Let's talk a little more about the current controversy over evolution. Some Christians will say: "Look, you can't pick and choose the parts of the Holy Scripture that you want to take literally. And so, if you're going to call into question the literalness of some parts, you inherently call into question the literal truth of it all." So how do you, as a scientist and a Christian, respond to that line of reasoning?
It's a good question. And certainly, as a believer, I would be the last one to argue that we can basically dilute and water down the Bible any old way we want to, to make ourselves feel better. That's certainly not a good approach to faith, lest one end up with something that doesn't resemble the great truths of the faith at all. But let's admit that down through the centuries, serious believers - long before there was any On the Origin of Species to threaten their perspective - had a great deal of difficulty understanding what some parts of the Old Testament, particularly Genesis, were really all about. The whole area of hermeneutics - the effort to try to read Scripture in a way that represents, as best one can, what the real meaning was intended to be - requires more sophistication than simply saying the most literal interpretation of every verse has to be correct.

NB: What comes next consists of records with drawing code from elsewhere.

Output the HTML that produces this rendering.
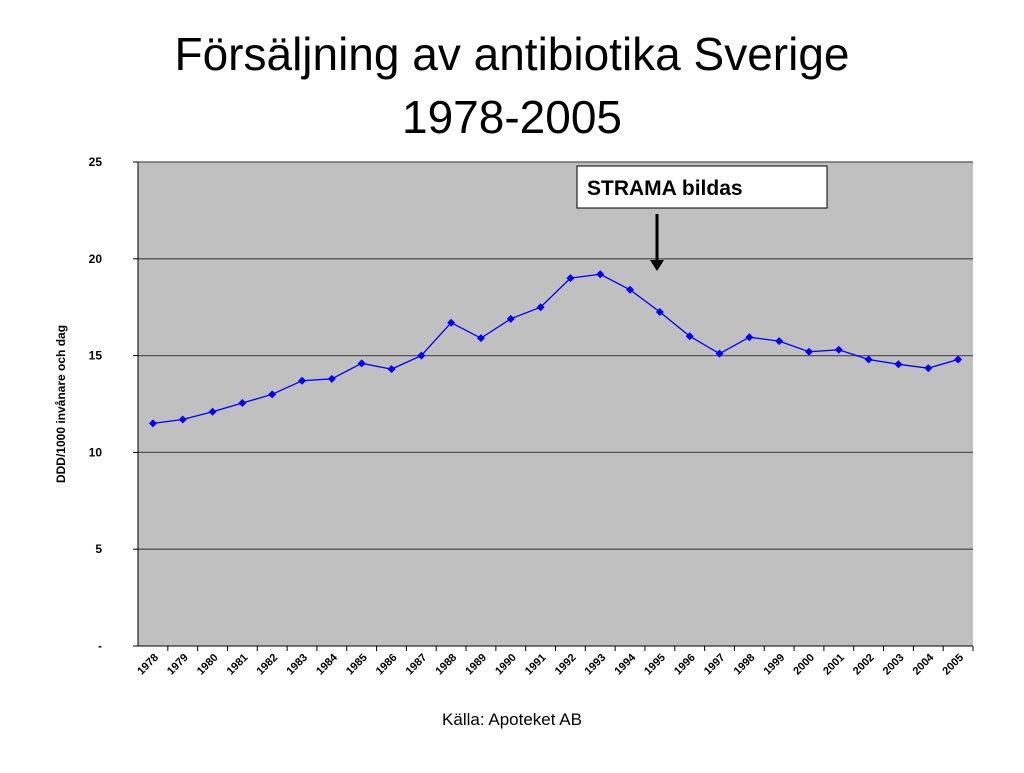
<!DOCTYPE html>
<html><head><meta charset="utf-8"><style>
body{margin:0;background:#fff;width:1024px;height:768px;overflow:hidden;font-family:"Liberation Sans",sans-serif}
</style></head><body>
<svg width="1024" height="768">
<text x="512" y="70" text-anchor="middle" font-size="46">Försäljning av antibiotika Sverige</text>
<text x="512" y="133" text-anchor="middle" font-size="46">1978-2005</text>
<rect x="138" y="162" width="835" height="484" fill="#c0c0c0"/>
<g id="grid"></g>
<g id="axes"></g>
<g id="series"></g>
<text transform="translate(65,404) rotate(-90)" text-anchor="middle" font-size="12" font-weight="bold">DDD/1000 invånare och dag</text>
<rect x="577" y="166" width="250" height="42" fill="#fff" stroke="#000"/>
<text x="587" y="195" font-size="21" font-weight="bold">STRAMA bildas</text>
<line x1="657" y1="214" x2="657" y2="262" stroke="#000" stroke-width="3"/>
<polygon points="650,260 664,260 657,271" fill="#000"/>
<text x="512" y="725" text-anchor="middle" font-size="17">Källa: Apoteket AB</text>
</svg>
<script>
const years=["1978","1979","1980","1981","1982","1983","1984","1985","1986","1987","1988","1989","1990","1991","1992","1993","1994","1995","1996","1997","1998","1999","2000","2001","2002","2003","2004","2005"];
const values=[11.5,11.7,12.1,12.55,13.0,13.7,13.8,14.6,14.3,15.0,16.7,15.9,16.9,17.5,19.0,19.2,18.4,17.25,16.0,15.1,15.95,15.75,15.2,15.3,14.8,14.55,14.35,14.8];
const yTicks=[0,5,10,15,20,25];
const yTickLabels=["-","5","10","15","20","25"];
const X0=138,X1=973,Y0=646,Y1=162,YMAX=25;
const NS="http://www.w3.org/2000/svg";
const bw=(X1-X0)/years.length;
const xs=i=>X0+bw*(i+0.5);
const ys=v=>Y0-(v/YMAX)*(Y0-Y1);
function mk(t,a,p){const e=document.createElementNS(NS,t);for(const k in a)e.setAttribute(k,a[k]);p.appendChild(e);return e;}
const grid=document.getElementById('grid'),axes=document.getElementById('axes'),ser=document.getElementById('series');
yTicks.forEach((v,i)=>{
 const y=ys(v);
 if(v>0){const g=mk('line',{x1:X0,x2:X1,y1:y,y2:y,stroke:'#555','stroke-width':1.3},grid);
 
 }
 const tk=mk('line',{x1:X0-5,x2:X0,y1:y,y2:y,stroke:'#000'},axes);
 
 
 const t=mk('text',{x:X0-36,y:y+4,'text-anchor':'end','font-size':12,'font-weight':'bold'},axes);
 t.textContent=yTickLabels[i];
 
 
});
const ya=mk('line',{x1:X0,x2:X0,y1:Y1,y2:Y0,stroke:'#000'},axes);


const xa=mk('line',{x1:X0,x2:X1,y1:Y0,y2:Y0,stroke:'#000'},axes);


years.forEach((yr,i)=>{
 const xt=X0+bw*(i+1);
 const tk=mk('line',{x1:xt,x2:xt,y1:Y0,y2:Y0+5,stroke:'#000'},axes);
 
 
 const cx=xs(i)+6,cy=Y0+12;
 const t=mk('text',{x:cx,y:cy,'text-anchor':'end','font-size':11,'font-weight':'bold',transform:`rotate(-45 ${cx} ${cy})`},axes);
 t.textContent=yr;
 
 
});
const pl=mk('polyline',{points:values.map((v,i)=>xs(i)+','+ys(v)).join(' '),fill:'none',stroke:'#0000ff','stroke-width':1.3},ser);


values.forEach((v,i)=>{
 const x=xs(i),y=ys(v);
 const d=mk('polygon',{points:`${x},${y-4} ${x+4},${y} ${x},${y+4} ${x-4},${y}`,fill:'#0000ff'},ser);
 
 
});
</script>
</body></html>
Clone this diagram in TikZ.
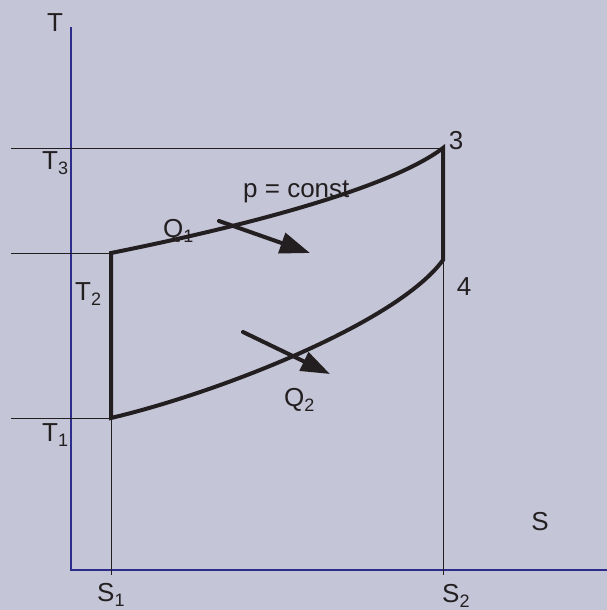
\documentclass[tikz,border=0pt]{standalone}
\usepackage{fontspec}
\setmainfont{Liberation Sans}
\usetikzlibrary{arrows.meta}

\definecolor{bgcol}{RGB}{197,197,216}
\definecolor{axiscol}{RGB}{44,44,138}
\definecolor{inkcol}{RGB}{35,31,32}
\newcommand{\lowsub}[1]{\raisebox{-5pt}{\fontsize{18}{20}\selectfont #1}}

\begin{document}
\begin{tikzpicture}[
    x=1pt, y=-1pt,
    font=\fontsize{26}{30}\selectfont,
    lbl/.style    ={inner sep=0pt, text=inkcol},
    axis/.style   ={draw=axiscol, line width=1.3pt},
    guide/.style  ={draw=inkcol, line width=1pt},
    process/.style={draw=inkcol, line width=4pt, line join=miter},
    heat/.style   ={draw=inkcol, line width=4pt, line cap=round, -{Triangle[length=30pt,width=21pt]}},
]

%==================== CANVAS ====================

\fill[bgcol] (0,0) rectangle (607,610);
\useasboundingbox (0,0) rectangle (607,610);

%==================== STATE POINTS ====================

\coordinate (p1) at (111,418);
\coordinate (p2) at (111,253);
\coordinate (p3) at (443,148);
\coordinate (p4) at (443,260);

\coordinate (origin) at (71,570);
\coordinate (tend)   at (71,27);
\coordinate (send)   at (607,570);

%==================== AXES AND GUIDES ====================

\draw[axis] (tend) -- (origin) -- (send);

\draw[guide] (11,148) -- (p3);
\draw[guide] (11,253) -- (p2);
\draw[guide] (11,418) -- (p1);
\draw[guide] (p1) -- (111,575);
\draw[guide] (p4) -- (443,575);

%==================== CYCLE ====================

\draw[process] (p1) -- (p2)
    .. controls (221,231) and (385,192) .. (p3)
    -- (p4)
    .. controls (398,322) and (221,392) .. (p1) -- cycle;

%==================== HEAT FLOWS ====================

\coordinate (q1a) at (219,221);
\coordinate (q1b) at (310,253);
\coordinate (q2a) at (243,332);
\coordinate (q2b) at (330,374);

\draw[heat] (q1a) -- (q1b);
\draw[heat, -{Triangle[length=29pt,width=20pt]}] (q2a) -- (q2b);

%==================== LABELS ====================

\node[lbl] (tlab) at (55,23) {T};
\node[lbl] (slab) at (540,522) {S};
\node[lbl, anchor=base west] (t3) at (42,169) {T\lowsub{3}};
\node[lbl, anchor=base west] (t2) at (75,300) {T\lowsub{2}};
\node[lbl, anchor=base west] (t1) at (42,441) {T\lowsub{1}};
\node[lbl, anchor=base west] (s1) at (97,601) {S\lowsub{1}};
\node[lbl, anchor=base west] (s2) at (442,602) {S\lowsub{2}};
\node[lbl] (n3) at (456,141) {3};
\node[lbl] (n4) at (464,287) {4};
\node[lbl, anchor=base west] (pc) at (243,197) {p = const};
\node[lbl, anchor=base west] (q1) at (163,237) {Q\lowsub{1}};
\node[lbl, anchor=base west] (q2) at (284,406) {Q\lowsub{2}};

\end{tikzpicture}
\end{document}
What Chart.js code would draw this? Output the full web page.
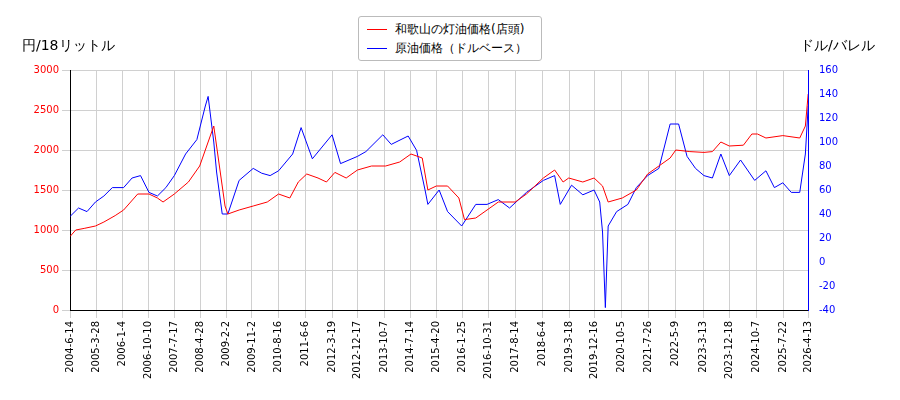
<!DOCTYPE html>
<html><head><meta charset="utf-8">
<script src="https://cdn.jsdelivr.net/npm/chart.js@4"></script>
<style>
body{margin:0;background:#fff;font-family:"DejaVu Sans",sans-serif}
#wrap{position:relative;width:900px;height:400px}
.t{position:absolute;font-size:14px;color:#000}
#leg{position:absolute;left:358px;top:16px;width:182px;height:43px;border:1px solid #bbb;border-radius:3px;background:#fff;font-size:12px;z-index:2}
#leg div{position:absolute;left:8px;white-space:nowrap}
#leg span{display:inline-block;width:20px;height:0;border-top:1.6px solid;vertical-align:middle;margin-right:8px}
</style></head><body>
<div id="wrap">
<canvas id="c" width="900" height="400"></canvas>
<div class="t" style="left:22px;top:37px">円/18リットル</div>
<div class="t" style="left:800px;top:37px">ドル/バレル</div>
<div id="leg"><div style="top:4px"><span style="border-color:red"></span>和歌山の灯油価格(店頭)</div><div style="top:23px"><span style="border-color:blue"></span>原油価格（ドルベース）</div></div>
</div>
<script>
// tick labels along the bottom
const tickDates = ['2004-6-14','2005-3-28','2006-1-4','2006-10-10','2007-7-17','2008-4-28','2009-2-2','2009-11-2','2010-8-16','2011-6-6','2012-3-19','2012-12-17','2013-10-7','2014-7-14','2015-4-20','2016-1-25','2016-10-31','2017-8-14','2018-6-4','2019-3-18','2019-12-16','2020-10-5','2021-7-26','2022-5-9','2023-3-13','2023-12-18','2024-10-7','2025-7-22','2026-4-13'];

// kerosene price (yen / 18L)
const keroDates = ['2004-6','2004-8','2004-11','2005-3','2005-6','2005-10','2006-1','2006-6','2006-10','2007-1','2007-3','2007-7','2007-12','2008-4','2008-7','2008-9','2008-11','2009-1','2009-2','2009-6','2009-11','2010-4','2010-8','2010-12','2011-3','2011-6','2011-10','2012-1','2012-4','2012-8','2012-12','2013-5','2013-10','2014-3','2014-7','2014-11','2015-1','2015-4','2015-8','2015-12','2016-2','2016-6','2016-10','2017-2','2017-8','2017-12','2018-6','2018-10','2019-1','2019-3','2019-8','2019-12','2020-3','2020-5','2020-10','2021-3','2021-7','2021-11','2022-3','2022-5','2022-10','2023-3','2023-6','2023-9','2023-12','2024-5','2024-8','2024-10','2025-1','2025-7','2026-1','2026-3','2026-4'];
const keroValues = [920,1000,1020,1050,1100,1180,1250,1450,1450,1400,1350,1450,1600,1800,2100,2300,1800,1300,1200,1250,1300,1350,1450,1400,1600,1700,1650,1600,1720,1650,1750,1800,1800,1850,1950,1900,1500,1550,1550,1400,1130,1150,1250,1350,1350,1450,1650,1750,1600,1650,1600,1650,1550,1350,1400,1500,1700,1800,1900,2000,1980,1970,1980,2100,2050,2060,2200,2200,2150,2180,2150,2300,2700];

// crude oil price (USD / barrel)
const crudeDates = ['2004-6','2004-9','2004-12','2005-3','2005-6','2005-9','2006-1','2006-4','2006-7','2006-10','2007-1','2007-4','2007-7','2007-11','2008-3','2008-6','2008-7','2008-9','2008-10','2008-12','2009-2','2009-6','2009-11','2010-2','2010-5','2010-8','2011-1','2011-4','2011-8','2012-3','2012-6','2012-12','2013-3','2013-9','2013-12','2014-6','2014-9','2014-12','2015-1','2015-5','2015-8','2016-1','2016-6','2016-10','2017-2','2017-6','2017-12','2018-6','2018-10','2018-12','2019-4','2019-8','2019-12','2020-2','2020-3','2020-4','2020-5','2020-8','2020-12','2021-3','2021-7','2021-11','2022-3','2022-6','2022-9','2022-12','2023-3','2023-6','2023-9','2023-12','2024-4','2024-9','2025-1','2025-4','2025-7','2025-10','2026-1','2026-3','2026-4'];
const crudeValues = [38,45,42,50,55,62,62,70,72,58,55,62,72,90,102,130,138,100,75,40,40,68,78,74,72,76,90,112,86,106,82,88,92,106,98,105,93,60,48,60,42,30,48,48,52,45,58,68,72,48,64,56,60,50,25,-38,30,42,48,62,72,78,115,115,88,78,72,70,90,72,85,68,76,62,66,58,58,90,130];

function toMonth(s){
  const p = s.split('-').map(Number);
  return (p[0]-2004)*12 + (p[1]-6) + ((p[2]||15)-14)/30;
}
const tickPos = tickDates.map(toMonth);
const xy = (d,v) => d.map((s,i)=>({x:toMonth(s),y:v[i]}));
const tickFont = {family:'DejaVu Sans',size:10};

new Chart(document.getElementById('c'), {
  type:'line',
  data:{datasets:[
    {label:'和歌山の灯油価格(店頭)',data:xy(keroDates,keroValues),borderColor:'red',borderWidth:1,pointRadius:0,yAxisID:'y',tension:0},
    {label:'原油価格（ドルベース）',data:xy(crudeDates,crudeValues),borderColor:'blue',borderWidth:1,pointRadius:0,yAxisID:'y2',tension:0}
  ]},
  options:{
    responsive:false,animation:false,
    layout:{padding:{top:70,left:0,right:0,bottom:0}},
    plugins:{legend:{display:false},tooltip:{enabled:false}},
    scales:{
      x:{type:'linear',min:tickPos[0],max:tickPos[tickPos.length-1],
        afterBuildTicks:s=>{s.ticks=tickPos.map(v=>({value:v}));},
        afterFit:s=>{s.height=90;},
        ticks:{autoSkip:false,maxRotation:90,minRotation:90,color:'#000',font:tickFont,
          callback:(v,i)=>tickDates[i]},
        grid:{color:'#d0d0d0'},border:{color:'#000'}},
      y:{position:'left',min:0,max:3000,
        ticks:{stepSize:500,color:'red',font:tickFont,callback:v=>String(v)},
        afterFit:s=>{s.width=70;},
        grid:{color:'#d0d0d0'},border:{color:'#000'}},
      y2:{position:'right',min:-40,max:160,
        ticks:{stepSize:20,color:'blue',font:tickFont,callback:v=>String(v)},
        afterFit:s=>{s.width=92;},
        grid:{display:false},border:{color:'blue'}}
    }
  }
});
</script>
</body></html>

One can look at Genesis 1-2, for instance, and see that there is not just one but two stories of the creation of humanity, and those stories do not quite agree with each other. That alone ought to be reason enough to argue that the literal interpretation of every verse, in isolation from the rest of the Bible, can't really be correct. Otherwise, the Bible is contradicting itself.
I take great comfort looking back through time, particularly at the writings of Augustine, who was obsessed by trying to understand Genesis and wrote no less than five books about it. Augustine ultimately concluded that no human being really was going to be able to interpret the meaning of the creation story. Certainly Augustine would have argued that the current ultra-literal interpretations that lead to young earth creationism are not required by the text, and would have warned that such a rigid interpretation, regardless of what other evidence comes to the scene, could potentially be quite dangerous to the faith, in that it would make believers out to be narrow-minded and potentially subject to ridicule. And in a certain way, that warning has come true with the battles we're having right now.
If Augustine, who was one of the most thoughtful, original thinkers about biblical interpretation that we've ever had, was unable to figure out what Genesis meant 1,600 years ago, why should we today insist that we know what it means, particularly when the interpretation chosen contradicts a wide variety of data that God has given us the chance to discover through science.